After we’d been through the wash cycle and appropriately prepared, we had to simulate climbing up the side of a hull while the waves pounded us. Once up top we then had to jump back in the water, inflate our vests and do some team-survival exercises in the waves. And then, suitably tired, we had to try to get into the liferafts again. That is much more difficult than it sounds.

One time they heard I was a single-hander and made me try to get into one of the rafts alone. Wow – I almost couldn’t get in and only made it inside with the last of my strength.

Then we all put on our own offshore gear, including boots, and our own lifevests and got to see how waterlogged and heavy we became. 

Some were chosen for simulated helicopter rescue, and we got to try lifting fully clothed “survivors” out of the pool.

And one exercise showed me how important those spray-hoods are. The waves were set to shoreline break mode and participants were towed into the surf zone. Without a spray-hood they stood little chance of survival.

This part is for the extroverts who want everyone to see and hear them! But it’s also for the pyromaniacs as we get to set off smoke bombs, hand-held flares and get to shoot flare rockets as well.

Those hand-held flares are designed to keep burning until all the compound has been oxidized and they burn very hot. They might, if dropped, torch their way through a hull or ignite things – meaning we’d have to revisit things learned in lesson 1 above!

This section of our training is purely theoretical. It is held my a marine doctor and discusses typical injuries aboard (burns, trauma, and sea-sickness) and how to deal with them in the short term and keep the patient alive in the long term.
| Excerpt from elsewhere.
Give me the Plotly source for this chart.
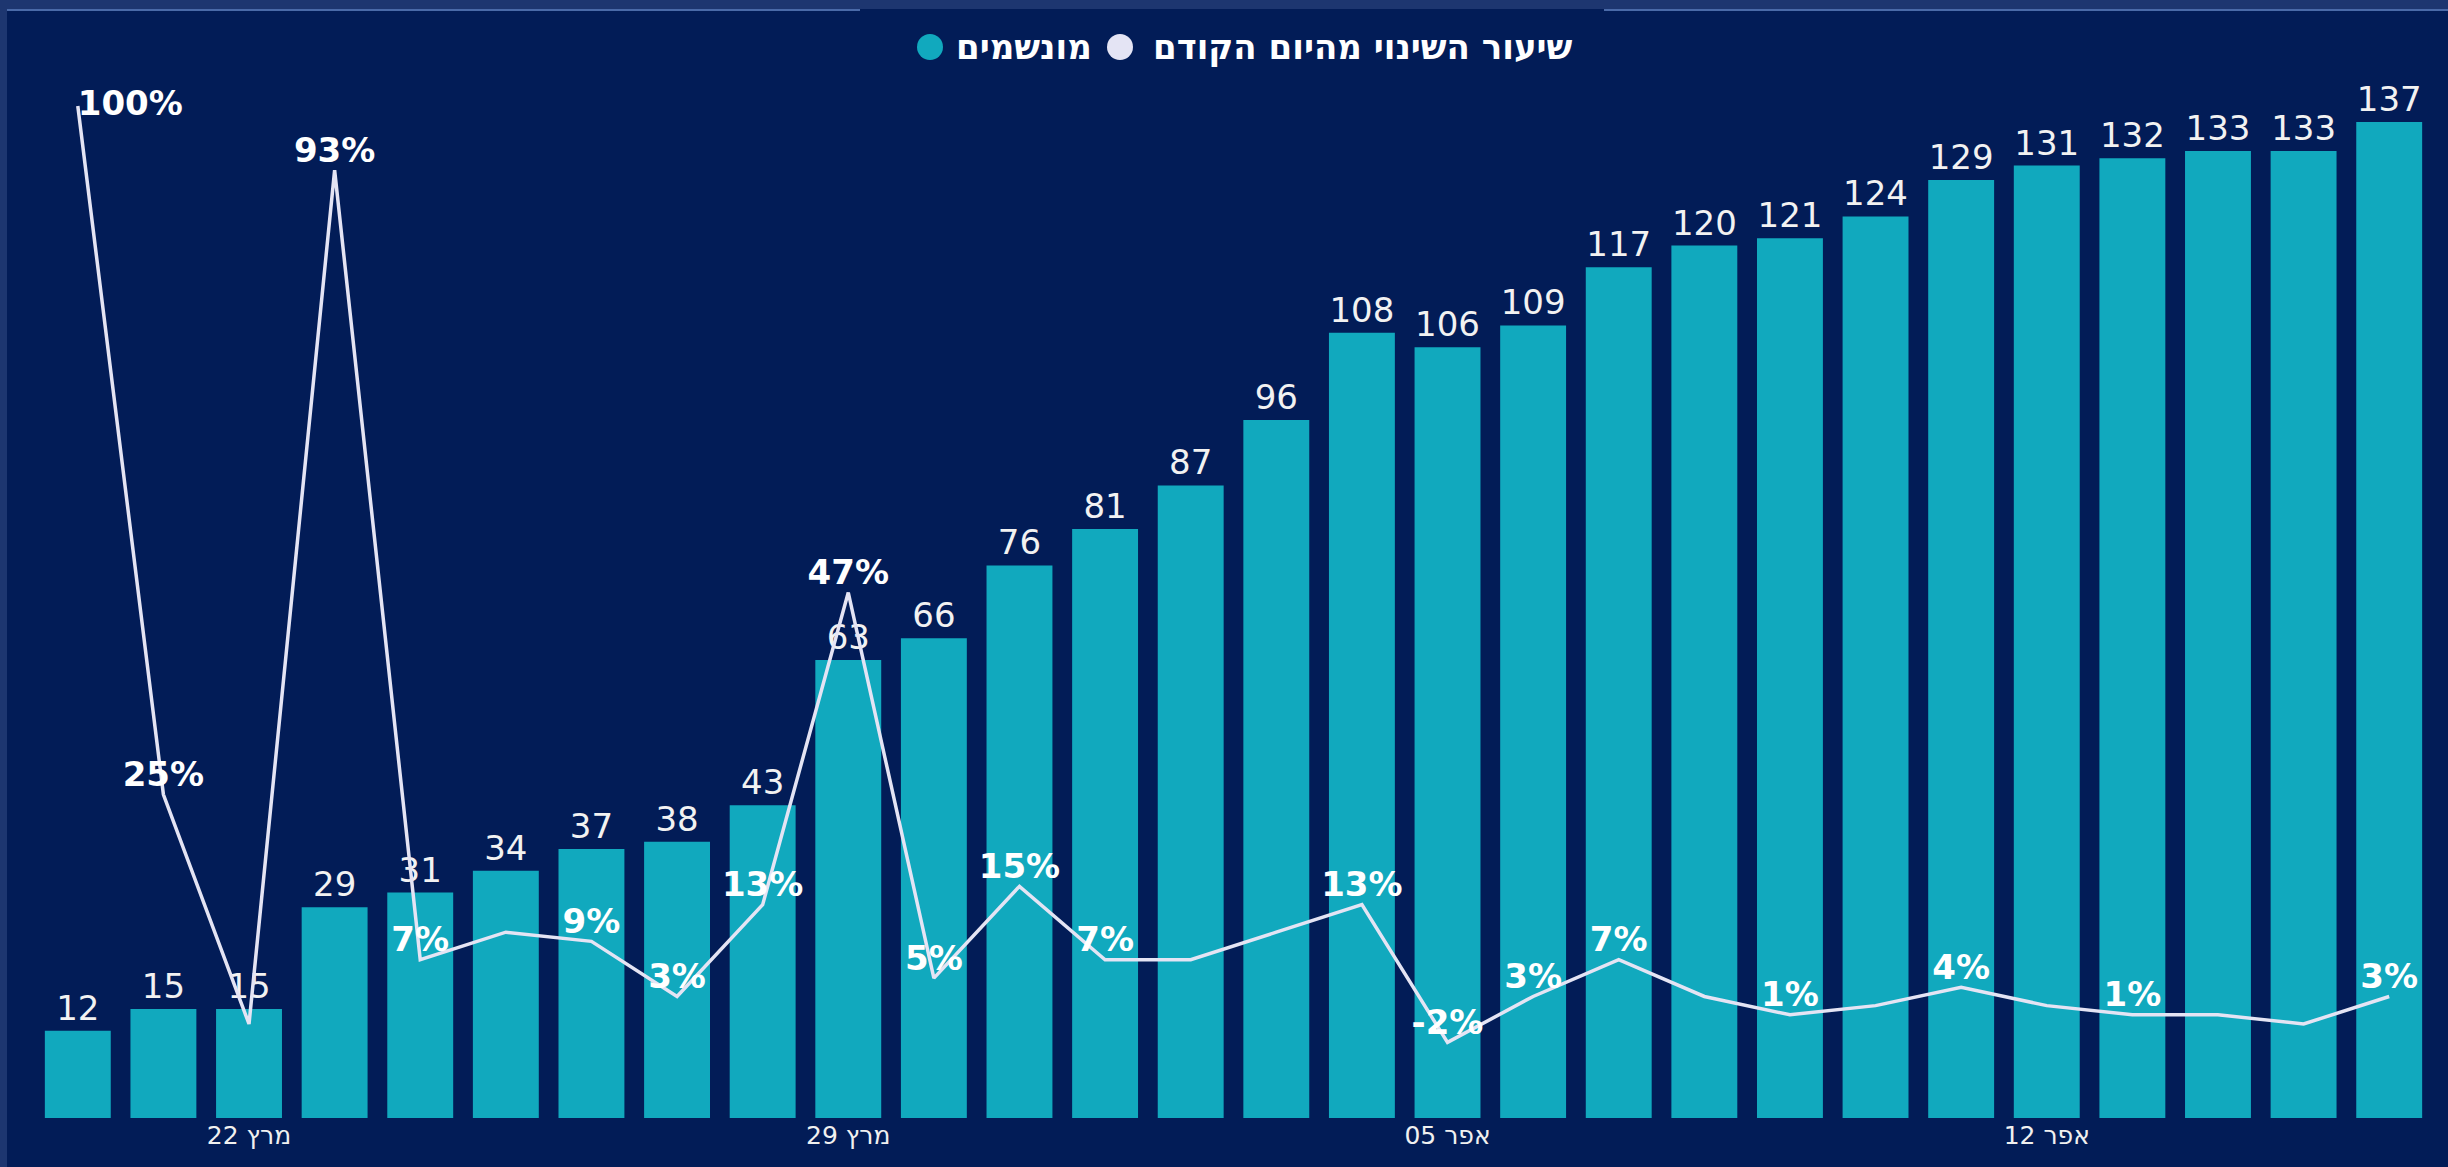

Ashore in the first world the first-aid courses are geared to stabilizing the patient for 10-15 minutes until the professionals arrive. At sea one needs to take different action as help is going to be hours away at best and weeks away at worst.

Likewise the medicines (analgesics, antibiotics, salves) and tools (splints, bandages, monitoring equipment) are different from a standard home first-aid kit.

But I’ve attended advanced offshore medical courses and will go into more detail in that post.

What we couldn’t do for real in training had to be done in theory in class. Being a military base, we had real order in the classroom. Long benches with chairs upended on top, which we had to replace when leaving. The walls covered with schematics of corvettes and destroyers. And ABC warning posters and procedures. 

Some of those reading these pages won’t ever have seen overhead projectors that aren’t digital before, but those were still in use here.

As expected in Germany, we spent a good amount of time talking about legalities and correct procedures in all sorts of situations.